Évaluer pour mieux décider : guide pratique pour améliorer les politiques publiques
Moderniser et renforcer la fonction publique, c’est l’objectif que le gouvernement entend atteindre en prônant l’efficacité et la transparence, selon les termes de l’accord de coalition actuel. Et si la pratique de l’évaluation faisait partie de la solution ? C’est ce qu’estiment Jacques-Félix Wirtz et Constantin Keith, respectivement Director et Associate Consultant au sein du département « Industry & Public Sector Consulting » de PwC Luxembourg.
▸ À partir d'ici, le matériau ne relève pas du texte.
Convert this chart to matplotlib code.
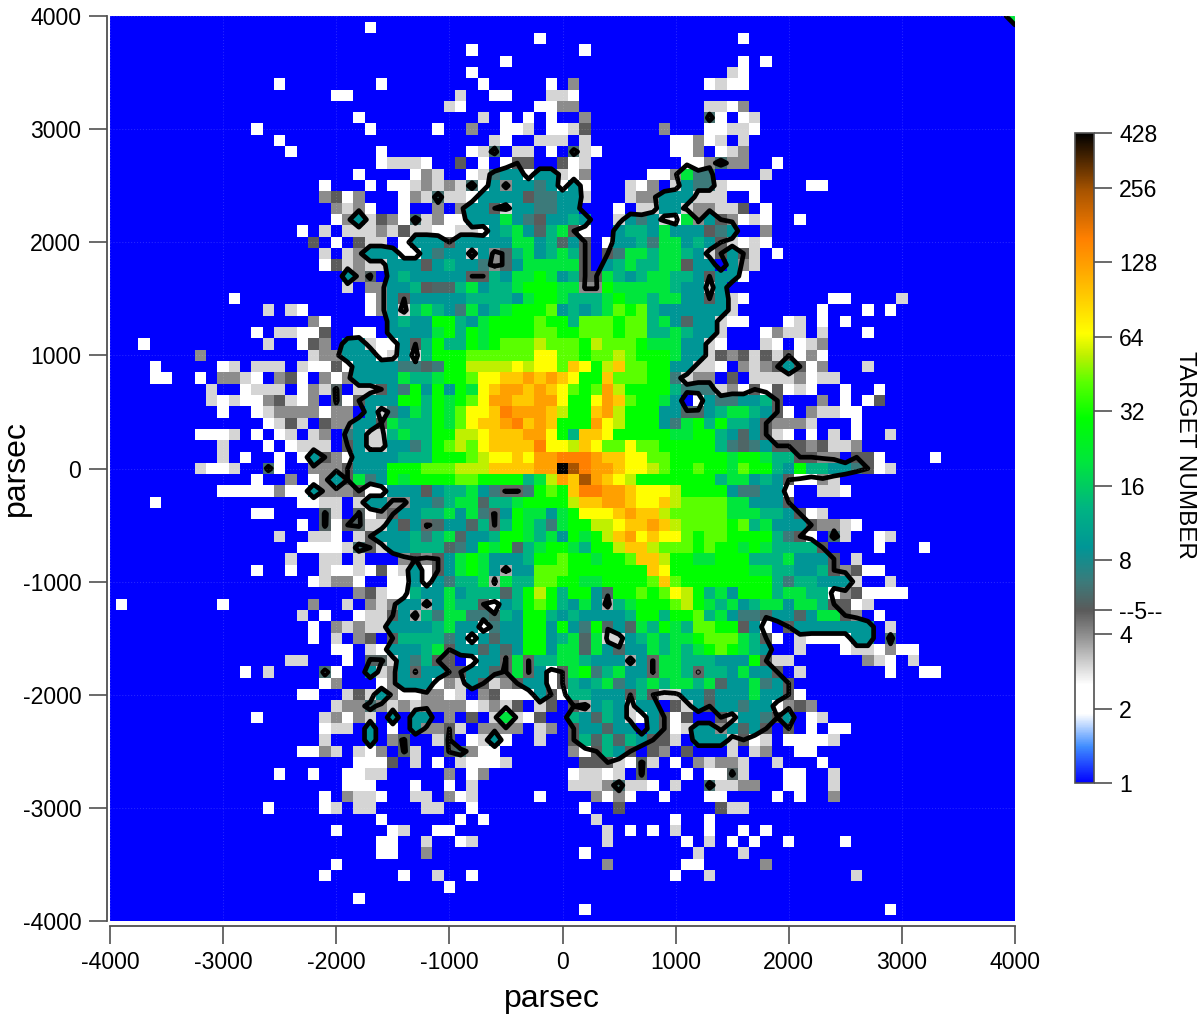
import matplotlib
matplotlib.use("Agg")
import matplotlib.pyplot as plt
import numpy as np
from matplotlib.colors import LinearSegmentedColormap, LogNorm

plt.rcParams["font.family"] = ["Liberation Sans", "DejaVu Sans"]
plt.rcParams["axes.unicode_minus"] = False

# target counts per 100 pc cell, top row first, left to right
# each letter is one estimated count, see level_values
count_rows = [
    ".......... .......... .......... .......... .......... .......... .......... .......... f",
    ".......... .......... ...w...... .......... .......... .......... .......... .......... .",
    ".......... .......... .......... ........w. .......... ......w... .......... .......... .",
    ".......... .......... .......... ..w....... ..w....... .......... .......... .......... .",
    ".......... .......... .......... .....w.... .......... ......w.w. .......... .......... .",
    ".......... .......... .......... ..w....... .......... .....lw... .......... .......... .",
    ".......... .....w.... ....w..... ...w.....w .g........ ...wlww... .......... .......... .",
    ".......... .......... ww........ .l..ww...l lw........ .......... .......... .......... .",
    ".......... .......... .......... lw......ww gg........ ...llwg... .......... .......... .",
    ".......... .......... ..w....... ...l.w.w.w ..g....... ...uw.wl.. .......... .......... .",
    ".......... ...w...... ...w.....w ..g..wwl.w wld......g ...wwllw.. .......... .......... .",
    ".......... .....w.... .......... ....lw..ll l.l....... wwgwl.l... .......... .......... .",
    ".......... ......w... ....w..... ..wlu.ll.w .ulw...... wwg.wlg... .......... .......... .",
    ".......... .......... ....wlllw. .d.w.wdd.. dwl....... .wwgugg..w .......... .......... .",
    ".......... .......... ..w....wgl ..wltaawaa lwg.....ww gftt....l. .......... .......... .",
    ".......... .........w ...w.wwlgl gluwagaata waw...lwg. lattlwww.. ..ww...... .......... .",
    ".......... .........g dwg...wglu llwaaaadtt aal...lgga aalll..w.. .......... .......... .",
    ".......... .......... glgw..w..g .gaadlaatt aa...w.lla algglld.w. .......... .......... .",
    ".......... .......... wgaldgwulg wwaaafatda asa..latal wfgadgwlw. .w........ .......... .",
    ".......... .......w.l .lllgldllw wllwasfans fdw..assaf aaadta..g. .......... .......... .",
    ".......... ........d. w.dll.waaa daaaaaffas nad.waastf fasadlwlw. .......... .......... .",
    ".......... .........l .lgaaawwat aalagnsfas fsd.dtffsf fsaldadl.w .......... .......... .",
    ".......... .........w dlgllaaada saatgnafff ffd.asfssf fdaa.agl.. .......... .......... .",
    ".......... .......... .agx.asaaa aaddsaffhf asddfsasff ssadaaw... .......... .......... .",
    ".......... .......... .l.ggaasdn nsfassfhhh ffgghfffff saala..... .......... .......... .",
    ".......... .w........ ...wgadaaa aassssafhh fsssfhffsf faadalw... ....ww.... l......... .",
    ".......... ....l.lw.. ...wgalsfs atfasfhhhi asasfihisa aaaaal.... ...w...w.w .......... .",
    ".......... ........gw .....asaah hsafhhhhih hsiiihiisf anaalww... wl.w.w.... .......... .",
    ".......... ...w.llwwd ..ww.aaaaf hshfhhhhii hhiiihiiss fsaal...wg ll.l...w.. .......... .",
    "...w...... ....l..wdg .aalwwadsh sshfhiiiji iihjiiihff faalw...lw .wlg...... .......... .",
    "........g. ........lg gaaawlalsh hhiiiiiiyy iihiijihhh faaldgdldl dwgw...... .......... .",
    "....w..... wl.lll.lww dwaaaattnt hhjjjjyjyy ioyhjoiihh aallw.glgd adwg...l.. .......... .",
    "....ww..w. gglw.gdw.g wgaaaafssf hhiyyoopop oyhhoiiihh tlgg.d.lll lgwll..... .......... .",
    ".........l ..wlll.wgl x.lldathah ahfyoppopo yihipjhhhh stttlgwdwd wlw..w..w. .......... .",
    ".........l wlwwgdlwg. xwdaaahhsh fhiyppoopp yhhypoihhf a.wattaasd ...g.w.wd. .......... .",
    ".......... w..wlggggw gg.altafsh fiyyoqpppo jhhopjhhha annasffsad w.gllww... .......... .",
    ".......... ....wldl.d ggaadfsssh fiyoopqopo hhhpyjhhha tfhshssadg ggl...w... .......... .",
    "........ww wl.w.wl.lg .tallsfssh hjjyoooppy hsooyhhhhh ffhhsanadl w.w.l.w..l .......... .",
    ".......... l...w.wlll .dallaatsh ijiyooooqy yjoyiiyiih hhhhstntad ddgdllg... .......... .",
    ".......... l.w..w.wad gwaaaasssh hhijyyoypp qqqpooyyii hhhhhfhhfs sddgg.ddw. ...w...... .",
    "........lw wl..uw..gg gdaaahhhii ijjjoooopp krqppoyyji hhihhfihhs ahssaatdwl .......... .",
    ".......... ...w..g.wg adftahfhhh hiihhhhsfj porpoyjhhh hhhhsffasa dwwgl..... .......... .",
    ".......... wwwwwgwwag ggdwwaaada ssfatzzthi hoqqppoyyy jhhhhattaa w..llw.... .......... .",
    "....w..... .......wwl l.laaggaat sffnssfhhh hjooppoyyo jiiiiffaaa d......... .......... .",
    ".......... ...ww....x l.xwgzaass faftzahffa fhyyyopooj iiiiifffss adwl...... .......... .",
    ".......... .......w.x wdxlladazn aanszshfst fhhjjyoopo jiiiihisfa aadgglw... .......... .",
    ".......... .....l..ll w.ldaaasts fnaashhfsf ahfhjopyoy yihiihhhhs tdw.ul..wl .......... .",
    ".......... .......www wludlaasss ntahfhnsfh hfshhjooji iihihhfhfs sssd....w. ..w....... .",
    ".......... ......l..l l.l...gdgd afhfaaashh ihhfhhiooj hhffhhhsss faaad.l... .......... .",
    ".......... ...w..w..l wwlwdwlawd afhfaeaaii ihhhhhhhoy hhhhhhhffs saasdgdww. .......... .",
    ".......... ........wl ggw..wwawa tssfefssii hhffhhhhio ihhhhhhhhs tssaaal..l .......... .",
    ".......... .......... ..gdlwwsaa fasssnshjh shhanhhihi yjhsfahhhs ffsswgdwww w......... .",
    ".w........ w.......g. .l.glgaaea fssdwashih safaesfhhh ijhfsfasff affsddwl.. .......... .",
    ".......... .......l.w ..wlldaest ffttnsahhs asaaaashhs hhisfattna anaffdg.w. .......... .",
    ".......... ........w. glgllaaaas faawtaahha hathnanfsh fsiihhdaw. daaaaaaa.l .......... .",
    ".......... ........w. l.gd.dssss tawanaahha sfnfllasfs ffhiiifsdw .lwwwwaa.u .......... .",
    ".......... .......... ww.lwaaasf daananahha ffnfanaafs fsfhihfsa. .l...wllwg ww........ .",
    ".......... ......ll.. .w.xxlatsd d.waazfzss ffsaaaeazf fsssaaahdl l......glw .l........ .",
    ".......... ..w.l....u w..algazaa ddaanzfzaw dfhtsfaazf fszssafaad .l.......w ..ww...... .",
    ".......... .........w g...wgaaaw gladlgdaaw dsasftasfs ffsfnaafta d......... .......... .",
    ".......... .......ww. .ldlagwwgg wl.gdwwwad wssaaadsdl laanaaafaa dw........ .......... .",
    ".......... .......... lgguglglgg ggwlgld.ld .deasalaa. dladaataaw gdg....... .......... .",
    ".......... ...w.....l gwgl.a.aa. g.d.lflwd. .sansalwad wd..dlaatd a.wl...... .......... .",
    ".......... .........w ll.a.w.agg dl.gggg.lg .daanaa.ad wlaaganad. d.w.ww.... .......... .",
    ".......... .........l ...a.gx..l x.wlaw..l. .dsnsnsadd l.aaaldwl. wwwwl..... .......... .",
    ".......... .......wwg l.lwg.xl.. xugww..... .gwdsad.dg .d...l.lg. .ww....... .......... .",
    ".......... .......... ..wwwd.l.w .lwwwl.... ..dddlwxl. w.glggl..l ...w...... .......... .",
    ".......... .....w..w. .wwll..... g.wg...... .wllwl.x.. .w.wwxl... ww..l..... .......... .",
    ".......... .......... .www...w.. w.l....... .lllgullw. l..ullgg.. ww..l..... .......... .",
    ".......... .........w .gllw..ll. gwl.....w. ...gwgw..w ...ww....w .w..g..... .......... .",
    ".......... ....w....w l.ll....ll ..w....... ..w..d.... ....dll... .......... .......... .",
    ".......... .......... ....w..... .w.w...... ...l...... w..w...... .......... .......... .",
    ".......... .......... w....wl..w w......... ....l.w.w. l..w..w.w. .......... .......... .",
    ".......... .......... ....ww..l. .wl....... ....l..... .w.l.w.w.. w....w.... .......... .",
    ".......... .......... ....ww..g. .......... ..w....... ..l...l... .......... .......... .",
    ".......... .......... w......... .......... ....g..... .ww.....g. .......... .......... .",
    ".......... .........w ......w..l ..w....... .......... w..l...... ......l... .......... .",
    ".......... .......... .......... w......... .......... .......... .......... .......... .",
    ".......... .......... ..w....... .......... .......... .......... .......... .......... .",
    ".......... .......... .......... .......... ..w....... .......... .........w .......... .",
    ".......... .......... .......... .......... .......... .......... .......... .......... .",
]

level_values = {
    ".": 1, "w": 2.2, "l": 3, "e": 3.5, "g": 4, "z": 4.8, "d": 5, "x": 5.3, "n": 5.5, "u": 6,
    "t": 6.5, "a": 9, "s": 13, "f": 20, "h": 30, "i": 42, "j": 54, "y": 66, "o": 95, "p": 125,
    "q": 160, "r": 250, "k": 428,
}

cell_pc = np.arange(-4000, 4001, 100)
colorbar_ticks = [1, 2, 4, 5, 8, 16, 32, 64, 128, 256, 428]
colorbar_labels = ["1", "2", "4", "--5--", "8", "16", "32", "64", "128", "256", "428"]
axis_ticks = [-4000, -3000, -2000, -1000, 0, 1000, 2000, 3000, 4000]

rows = [r.replace(" ", "") for r in count_rows]
bad = [(n, len(r)) for n, r in enumerate(rows) if len(r) != 81]
if bad or len(rows) != 81:
    raise ValueError(f"bad rows {bad} of {len(rows)}")
counts = np.array([[level_values[c] for c in r] for r in rows], dtype=float)[::-1]

# colour table anchored on the count values of the colour bar
anchors = [
    (1, "#0000ff"), (1.4, "#3f8cff"), (1.9, "#ffffff"), (2.5, "#ffffff"), (3, "#d4d4d4"),
    (4, "#8c8c8c"), (5, "#5a5a5a"), (6.5, "#3c7a7a"), (9, "#009696"), (13, "#00b482"),
    (20, "#00e63c"), (30, "#00ff00"), (42, "#5aff00"), (54, "#bef000"), (66, "#ffff00"),
    (95, "#ffc800"), (125, "#ffa000"), (160, "#ff8000"), (250, "#a85400"), (428, "#000000"),
]
pos = [np.log(v) / np.log(428) for v, _ in anchors]
target_cmap = LinearSegmentedColormap.from_list("target", list(zip(pos, [c for _, c in anchors])), N=1024)
norm = LogNorm(vmin=1, vmax=428)

fig = plt.figure(figsize=(12, 10.19), dpi=100)
ax = fig.add_axes([110 / 1200, 1 - 921 / 1019, 905 / 1200, 905 / 1019])

mesh = ax.pcolormesh(cell_pc, cell_pc, counts, cmap=target_cmap, norm=norm, shading="nearest", rasterized=True)
contours = ax.contour(cell_pc, cell_pc, counts, levels=[5], colors="black", linewidths=3.4)
contours.set_joinstyle("round")
contours.set_capstyle("round")

ax.set_xlim(-4000, 4000)
ax.set_ylim(-4000, 4000)
ax.set_xticks(axis_ticks)
ax.set_yticks(axis_ticks)
ax.grid(True, color="#ffffff", alpha=0.15, linestyle=":", linewidth=0.8)
ax.set_axisbelow(False)
ax.tick_params(axis="both", direction="out", length=13, width=1.2, color="#505050", labelsize=16.6)
ax.tick_params(axis="x", pad=5)
ax.tick_params(axis="y", pad=5.5)
ax.spines["top"].set_visible(False)
ax.spines["right"].set_visible(False)
ax.spines["left"].set_position(("outward", 2.2))
ax.spines["bottom"].set_position(("outward", 3.4))
for side in ["left", "bottom"]:
    ax.spines[side].set_linewidth(1.3)
    ax.spines[side].set_color("#505050")
ax.set_xlabel("parsec", fontsize=23)
ax.set_ylabel("parsec", fontsize=23)
ax.xaxis.set_label_coords((552 - 110) / 905, -(984 - 921) / 905)
ax.yaxis.set_label_coords((31 - 110) / 905, 0.5)

cax = fig.add_axes([1075 / 1200, 1 - 783 / 1019, 19 / 1200, 650 / 1019])
cbar = fig.colorbar(mesh, cax=cax)
cbar.set_ticks(colorbar_ticks, labels=colorbar_labels)
cbar.ax.minorticks_off()
cbar.ax.tick_params(length=13, width=1.2, color="#505050", labelsize=16.6, pad=5)
cbar.outline.set_edgecolor("#505050")
cbar.outline.set_linewidth(1.2)
cbar.set_label("TARGET NUMBER", rotation=270, fontsize=17.5, va="center")
cbar.ax.yaxis.set_label_coords((1185 - 1075) / 19, 0.505)

fig.savefig("out.png", dpi=100)
plt.close(fig)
Pourquoi évaluer une initiative publique ? Selon quels critères et quelles méthodes ? Et, surtout, comment s’approprier les résultats ainsi obtenus ? Éléments de réponse.
Une pratique aux multiples bénéfices…
À ne pas confondre avec l’audit, l’évaluation est un processus systématique et structuré permettant de mesurer la pertinence, la cohérence, l’efficacité, l’efficience, l’impact et / ou la durabilité de projets, programmes et autres politiques. « Ces critères – retenus par l’OCDE – visent notamment à assurer que les initiatives publiques répondent à un réel besoin, se coordonnent adéquatement et n’entrent pas en contradiction les unes avec les autres. Ils permettent également de vérifier qu’un programme, un projet ou une politique atteigne effectivement ses objectifs et que les ressources à disposition (humaines, financières ou encore technologiques) soient correctement utilisées pour ce faire. Quant aux deux derniers critères, ils permettent d’évaluer les effets à moyen et long terme (attendus ou non) des mesures mises en place », explique Jacques-Félix Wirtz.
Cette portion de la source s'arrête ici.